Comparing implementations with BenchmarkDotnet

Sometimes you want to improve the performance of a function. So, you need to compare the performance of one or many different implementations to find the most performant in term of time or/and memory. You can create a console application and use a Stopwatch to measure the time of each variant of your function. But then, how can you easily compare how your function behave in x64 and x86, or on different runtimes. Are the execution of code well isolated? And why an implementation is better than the other?

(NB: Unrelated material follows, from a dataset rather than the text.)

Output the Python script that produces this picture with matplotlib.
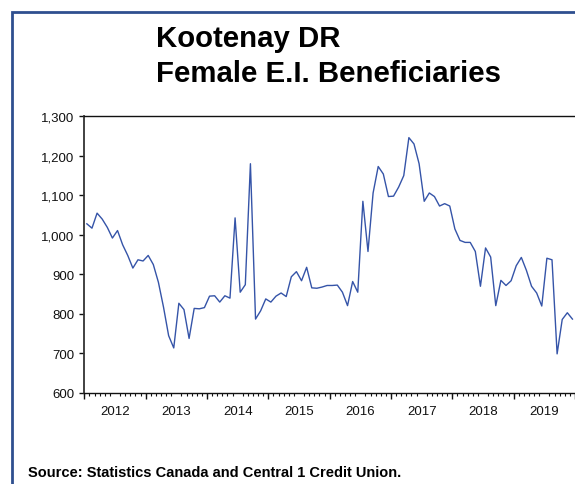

To help you in this task, you can use BenchmarkDotNet, a powerful .NET library for benchmarking.

Logo BenchmarkDotNet

Let's test BenchmarkDotNet with a simple function that convert an byte array to an hexadecimal string. We'll use 4 implementations coming from StackOverflow:

  1. The basic implementation, often found on StackOverflow
public string ToHexWithStringBuilder(byte[] bytes)
{
    var hex = new StringBuilder(bytes.Length * 2);
    foreach (byte b in bytes)
        hex.Append(b.ToString("X2"));
    return hex.ToString();
}
  1. Another implementation using BitConverter, a little bit shorter
public string ToHexWithBitConverter(byte[] bytes)
{
    var hex = BitConverter.ToString(bytes);
    return hex.Replace("-", "");
}
  1. Another implementation with bit operations
public string ToHexWithLookupAndShift(byte[] bytes)
{
    const string hexAlphabet = "0123456789ABCDEF";
    var result = new StringBuilder(bytes.Length * 2);
    foreach (byte b in bytes)
    {
        result.Append(hexAlphabet[b >> 4]);
        result.Append(hexAlphabet[b & 0xF]);
    }
    return result.ToString();
}
  1. The last one is more tricky, but it works 😃
public string ToHexWithByteManipulation(byte[] bytes)
{
    var c = new char[bytes.Length * 2];
    int b;
    for (int i = 0; i < bytes.Length; i++)
    {
        b = bytes[i] >> 4;
        c[i * 2] = (char)(55 + b + (((b - 10) >> 31) & -7));
        b = bytes[i] & 0xF;
        c[i * 2 + 1] = (char)(55 + b + (((b - 10) >> 31) & -7));
    }
    return new string(c);
}

Using BenchmarkDotNet to compare the 4 implementations

First, create a console application. Add the following NuGet packages: - BenchmarkDotNet - BenchmarkDotNet.Diagnostics.Windows: provides additional data about runs

Then, create a class that contains the code to test, one method per implementation. Each method must be decorated by the [Benchmark] attribute. We want to test the implementation with different array sizes. BenchmarkDotNet provides a way to set parameters in the [Params] attribute. Let's see how it looks:

[OrderProvider(SummaryOrderPolicy.FastestToSlowest)] // Order the result
[RyuJitX64Job, LegacyJitX86Job] // Run with x64 and x86 runtimes
[MemoryDiagnoser] // Analyse the memory usage
public class ByteArrayToHexaBenchmark
{
    // Initialize the byte array for each run
    private byte[] _array;

    [Params(10, 1000, 10000)]
    public int Size { get; set; }

    [GlobalSetup]
    public void Setup()
    {
        _array = Enumerable.Range(0, Size).Select(i => (byte)i).ToArray();
    }

    // Code to benchmark
    [Benchmark]
    public string ToHexWithStringBuilder() => ToHexWithStringBuilder(_array);

    [Benchmark]
    public string ToHexWithBitConverter() => ToHexWithBitConverter(_array);

    [Benchmark]
    public string ToHexWithLookupAndShift() => ToHexWithLookupAndShift(_array);

    [Benchmark]
    public string ToHexWithByteManipulation() => ToHexWithByteManipulation(_array);

    // Actual implementations
    // code omitted for brevity... copy from above
}

Then, you run the benchmark:

public class Program
{
    public static void Main()
    {
        BenchmarkRunner.Run<ByteArrayToHexaBenchmark>();
    }
}

Now, you can run the application in release configuration to get the result:

Result

It's very easy to find the best implementation 😃

If you want to understand why a method behave differently, you can use diagnosers. In the previous example, we use the [MemoryDiagnoser] attribute to get the memory used by each run. You can also use the [InliningDiagnoser] to determine if methods are inlined by the JIT. You can also get more advanced data using [HardwareCounters]. For instance, you can get the number of branch mispredictions. This gives you great insights on the behavior of your functions.

Conclusion

BenchmarkDotNet is very easy to set up, and gives you very accurate results in a few seconds. Thanks to the diagnosers, you can clearly understand how a function behave at runtime, and take some actions to improve it. BenchmarkDotNet must be part of your toolbox.